Most agencies are equipped to handle business cases internally, but it’s often necessary for outside consultants to help establish metrics, benchmarks and processes, DeMaio says. At that point, managers and other staff need training to understand how to conduct effective analyses and build a solid business case.

“When business cases match the mission statement of an agency, it’s possible to evolve into a far more successful organization,” DeMaio says.

Business-Case Building Blocks

Here are five key ways to create a successful business case:

1. Develop a formal structure and use templates. An effective business case is more than a simple list of pros and cons. As Carl DeMaio, president of Washington, D.C.-based think tank The Performance Institute explains, “It’s far more than an issue of being on time, on spec and on budget.” It’s essential to develop worksheets, spreadsheets and applications that ensure consistency.

2. Use solid criteria to guide the development of business cases, benchmarks and metrics to gauge performance objectives. Decision-making cannot occur in a vacuum. It’s important to use benchmarks, metrics, industry standards, internal goals and other data to determine what’s important. Security, privacy and financial factors are only a few of the considerations.

3. Allow adequate time to gather data and create a report. Compiling and assembling data requires time and resources, but the up-front investment can pay enormous dividends. Depending on the scope of a project, a business case can take days or weeks to complete. Along the way, if it becomes obvious that the project is doomed, it’s wise to abandon it and move on.

4. Use the process effectively. Ideally, an agency develops business cases, compiles and ranks them, and hands them over to decision-makers and politicians to make choices. By creating links throughout the organization, an agency can streamline the process and simplify the way selections take place.

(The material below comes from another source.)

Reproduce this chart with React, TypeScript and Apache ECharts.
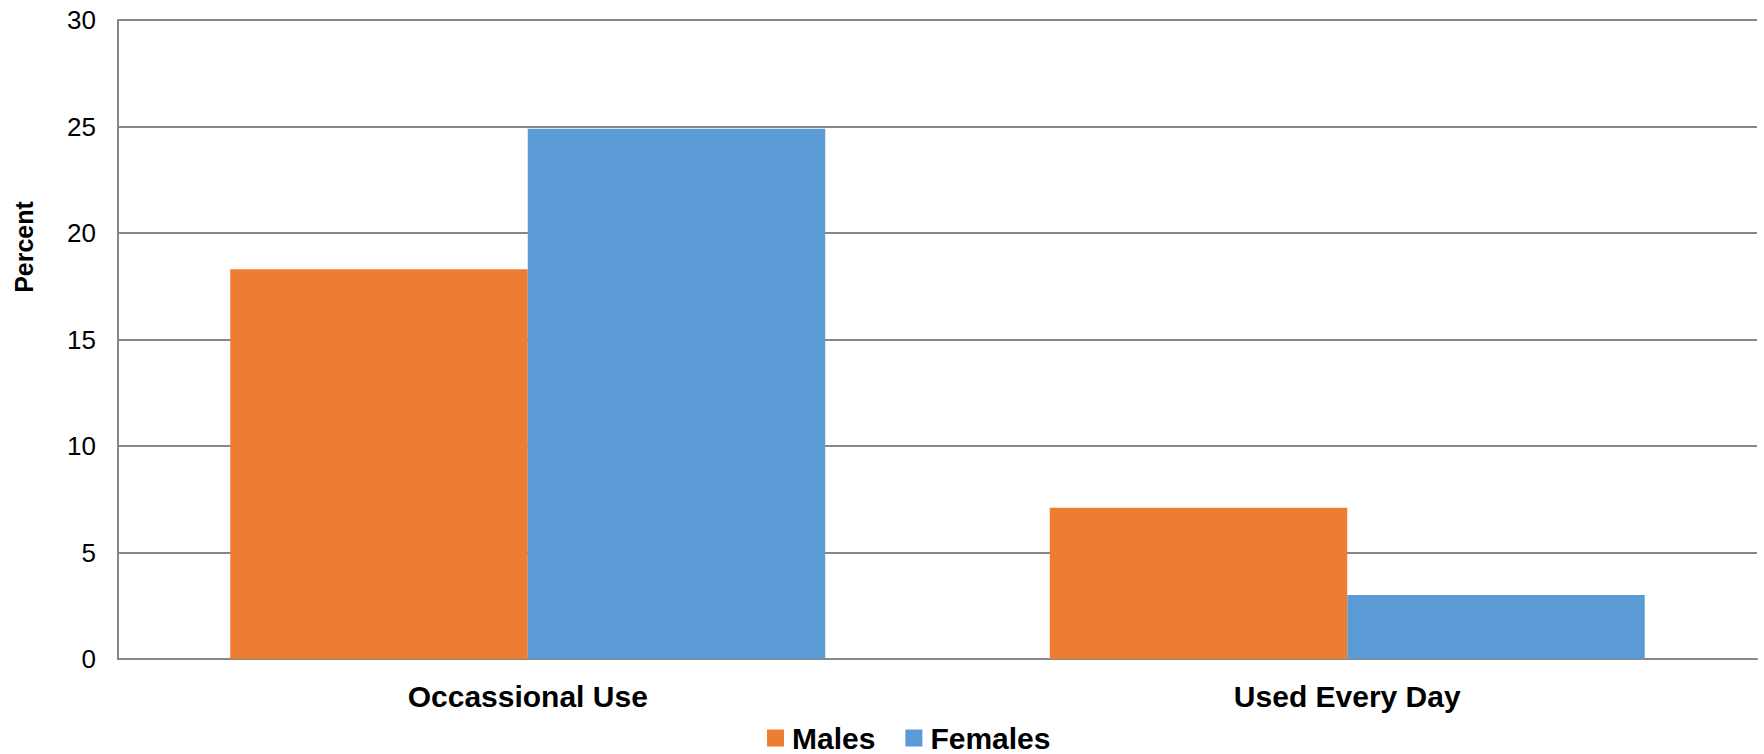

5. Provide training and address change-management issues. Staffers must learn how to collect and compile data while molding it into a useful business case. In fact, the entire mindset surrounding business cases requires different—and more entrepreneurial—thinking. Some employees will resent the up-front work and believe that it adds to the bureaucracy. “Nothing is further from the truth,” says Eugene Huang, secretary of technology for the commonwealth of Virginia.